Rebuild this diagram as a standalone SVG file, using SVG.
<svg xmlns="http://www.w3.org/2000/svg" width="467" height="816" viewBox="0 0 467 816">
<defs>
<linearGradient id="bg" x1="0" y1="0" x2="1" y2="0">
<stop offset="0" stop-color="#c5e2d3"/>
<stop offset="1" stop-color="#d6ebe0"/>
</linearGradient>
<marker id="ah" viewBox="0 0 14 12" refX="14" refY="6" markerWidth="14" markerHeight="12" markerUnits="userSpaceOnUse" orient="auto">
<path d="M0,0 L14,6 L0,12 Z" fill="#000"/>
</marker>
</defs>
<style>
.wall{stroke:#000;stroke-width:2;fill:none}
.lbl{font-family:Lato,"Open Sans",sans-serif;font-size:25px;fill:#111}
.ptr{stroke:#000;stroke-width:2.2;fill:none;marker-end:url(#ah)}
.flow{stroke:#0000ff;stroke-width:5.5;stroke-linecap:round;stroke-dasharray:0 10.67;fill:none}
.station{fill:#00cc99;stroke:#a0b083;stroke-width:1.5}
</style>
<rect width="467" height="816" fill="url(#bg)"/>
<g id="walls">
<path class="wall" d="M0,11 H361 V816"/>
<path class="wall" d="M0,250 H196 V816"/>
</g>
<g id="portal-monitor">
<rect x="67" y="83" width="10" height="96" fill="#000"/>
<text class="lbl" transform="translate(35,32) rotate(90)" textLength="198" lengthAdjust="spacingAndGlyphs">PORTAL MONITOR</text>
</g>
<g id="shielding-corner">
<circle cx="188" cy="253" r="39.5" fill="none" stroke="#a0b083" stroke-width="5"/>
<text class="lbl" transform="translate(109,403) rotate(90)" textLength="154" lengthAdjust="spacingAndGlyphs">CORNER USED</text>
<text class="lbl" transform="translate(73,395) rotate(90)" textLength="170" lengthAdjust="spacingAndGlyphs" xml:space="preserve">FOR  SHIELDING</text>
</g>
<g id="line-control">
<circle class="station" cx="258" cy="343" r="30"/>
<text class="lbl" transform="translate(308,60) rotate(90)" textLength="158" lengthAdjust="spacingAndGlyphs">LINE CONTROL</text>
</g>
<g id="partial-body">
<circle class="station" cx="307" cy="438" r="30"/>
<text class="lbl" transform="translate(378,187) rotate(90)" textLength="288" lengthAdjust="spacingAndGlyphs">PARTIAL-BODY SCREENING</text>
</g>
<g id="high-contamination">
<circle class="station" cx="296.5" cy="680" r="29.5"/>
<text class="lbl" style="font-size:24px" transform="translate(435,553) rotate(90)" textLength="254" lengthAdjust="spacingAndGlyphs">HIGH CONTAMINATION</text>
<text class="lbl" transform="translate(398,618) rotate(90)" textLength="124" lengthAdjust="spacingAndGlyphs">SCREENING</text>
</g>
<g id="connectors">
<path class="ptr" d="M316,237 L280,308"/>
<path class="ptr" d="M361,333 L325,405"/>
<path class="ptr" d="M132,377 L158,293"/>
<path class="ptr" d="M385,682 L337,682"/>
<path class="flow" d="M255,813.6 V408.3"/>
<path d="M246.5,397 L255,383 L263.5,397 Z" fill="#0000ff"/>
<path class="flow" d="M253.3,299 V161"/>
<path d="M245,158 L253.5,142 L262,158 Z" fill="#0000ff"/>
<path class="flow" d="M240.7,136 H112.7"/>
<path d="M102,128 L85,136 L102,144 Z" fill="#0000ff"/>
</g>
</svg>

□ □ □ □

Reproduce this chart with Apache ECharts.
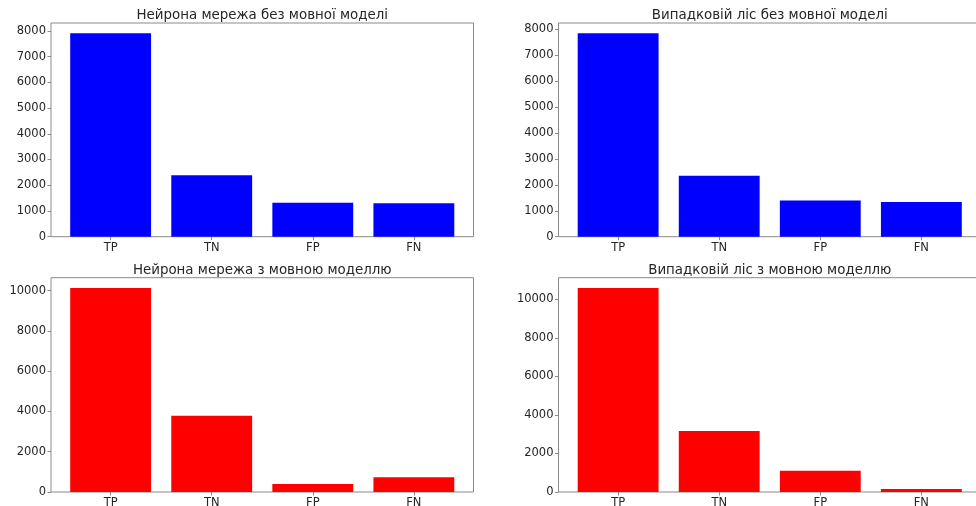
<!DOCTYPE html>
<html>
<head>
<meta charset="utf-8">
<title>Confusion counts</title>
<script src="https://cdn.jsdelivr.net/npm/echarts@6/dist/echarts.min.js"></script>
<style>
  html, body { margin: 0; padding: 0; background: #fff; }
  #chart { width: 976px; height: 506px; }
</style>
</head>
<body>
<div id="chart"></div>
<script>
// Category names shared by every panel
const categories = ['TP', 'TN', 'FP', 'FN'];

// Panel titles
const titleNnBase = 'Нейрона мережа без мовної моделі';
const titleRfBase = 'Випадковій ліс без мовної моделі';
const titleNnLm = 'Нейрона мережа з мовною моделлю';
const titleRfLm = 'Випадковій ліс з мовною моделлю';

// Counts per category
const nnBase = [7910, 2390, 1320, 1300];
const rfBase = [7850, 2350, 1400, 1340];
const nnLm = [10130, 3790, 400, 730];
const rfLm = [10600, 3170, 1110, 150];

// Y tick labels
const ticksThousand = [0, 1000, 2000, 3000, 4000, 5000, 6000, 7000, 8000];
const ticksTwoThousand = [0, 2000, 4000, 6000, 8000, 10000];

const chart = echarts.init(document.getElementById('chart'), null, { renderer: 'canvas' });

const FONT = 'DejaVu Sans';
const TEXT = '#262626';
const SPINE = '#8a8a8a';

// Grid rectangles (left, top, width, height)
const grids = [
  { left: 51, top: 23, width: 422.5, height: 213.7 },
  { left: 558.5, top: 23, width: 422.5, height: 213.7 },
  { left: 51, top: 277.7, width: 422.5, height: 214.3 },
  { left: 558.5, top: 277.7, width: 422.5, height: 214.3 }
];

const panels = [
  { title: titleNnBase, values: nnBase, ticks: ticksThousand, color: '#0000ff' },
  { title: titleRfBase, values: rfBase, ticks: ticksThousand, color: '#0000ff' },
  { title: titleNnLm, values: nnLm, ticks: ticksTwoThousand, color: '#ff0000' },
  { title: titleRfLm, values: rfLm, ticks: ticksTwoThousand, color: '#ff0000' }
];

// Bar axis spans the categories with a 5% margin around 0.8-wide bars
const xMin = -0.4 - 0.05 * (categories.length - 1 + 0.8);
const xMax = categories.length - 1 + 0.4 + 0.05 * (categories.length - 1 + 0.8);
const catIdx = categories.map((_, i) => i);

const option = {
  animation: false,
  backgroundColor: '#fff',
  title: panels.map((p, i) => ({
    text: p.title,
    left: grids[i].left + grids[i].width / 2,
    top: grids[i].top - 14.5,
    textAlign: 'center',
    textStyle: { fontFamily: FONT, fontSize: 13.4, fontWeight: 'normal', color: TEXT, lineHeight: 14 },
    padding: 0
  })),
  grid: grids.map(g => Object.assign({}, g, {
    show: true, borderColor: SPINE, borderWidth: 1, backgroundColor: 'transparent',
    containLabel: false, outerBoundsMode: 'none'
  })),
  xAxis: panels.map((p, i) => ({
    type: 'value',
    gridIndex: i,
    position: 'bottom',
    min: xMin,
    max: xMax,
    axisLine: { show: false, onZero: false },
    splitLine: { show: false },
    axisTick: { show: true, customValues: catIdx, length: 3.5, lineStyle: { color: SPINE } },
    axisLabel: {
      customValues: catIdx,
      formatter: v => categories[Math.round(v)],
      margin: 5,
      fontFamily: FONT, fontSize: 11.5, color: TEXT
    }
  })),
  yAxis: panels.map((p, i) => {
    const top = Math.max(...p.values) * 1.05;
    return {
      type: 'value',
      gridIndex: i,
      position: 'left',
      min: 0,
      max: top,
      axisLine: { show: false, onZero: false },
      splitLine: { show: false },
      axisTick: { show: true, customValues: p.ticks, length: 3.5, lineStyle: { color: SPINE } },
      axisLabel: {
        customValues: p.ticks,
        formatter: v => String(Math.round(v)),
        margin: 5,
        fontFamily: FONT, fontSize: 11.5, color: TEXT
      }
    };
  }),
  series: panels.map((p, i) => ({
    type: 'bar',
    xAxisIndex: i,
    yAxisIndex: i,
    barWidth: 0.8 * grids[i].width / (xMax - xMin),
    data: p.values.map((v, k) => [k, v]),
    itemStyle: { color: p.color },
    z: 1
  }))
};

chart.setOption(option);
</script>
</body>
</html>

□ □ □ □

• The exercise:
Repeat, with no pictures, exactly the lines from the one containing "Reproduce this chart with Apache ECharts." through the one containing "const ticksTwoThousand = [0, 2000, 4000, 6000, 8000, 10000];", the first and last included.

• The reply:
Reproduce this chart with Apache ECharts.
<!DOCTYPE html>
<html>
<head>
<meta charset="utf-8">
<title>Confusion counts</title>
<script src="https://cdn.jsdelivr.net/npm/echarts@6/dist/echarts.min.js"></script>
<style>
  html, body { margin: 0; padding: 0; background: #fff; }
  #chart { width: 976px; height: 506px; }
</style>
</head>
<body>
<div id="chart"></div>
<script>
// Category names shared by every panel
const categories = ['TP', 'TN', 'FP', 'FN'];

// Panel titles
const titleNnBase = 'Нейрона мережа без мовної моделі';
const titleRfBase = 'Випадковій ліс без мовної моделі';
const titleNnLm = 'Нейрона мережа з мовною моделлю';
const titleRfLm = 'Випадковій ліс з мовною моделлю';

// Counts per category
const nnBase = [7910, 2390, 1320, 1300];
const rfBase = [7850, 2350, 1400, 1340];
const nnLm = [10130, 3790, 400, 730];
const rfLm = [10600, 3170, 1110, 150];

// Y tick labels
const ticksThousand = [0, 1000, 2000, 3000, 4000, 5000, 6000, 7000, 8000];
const ticksTwoThousand = [0, 2000, 4000, 6000, 8000, 10000];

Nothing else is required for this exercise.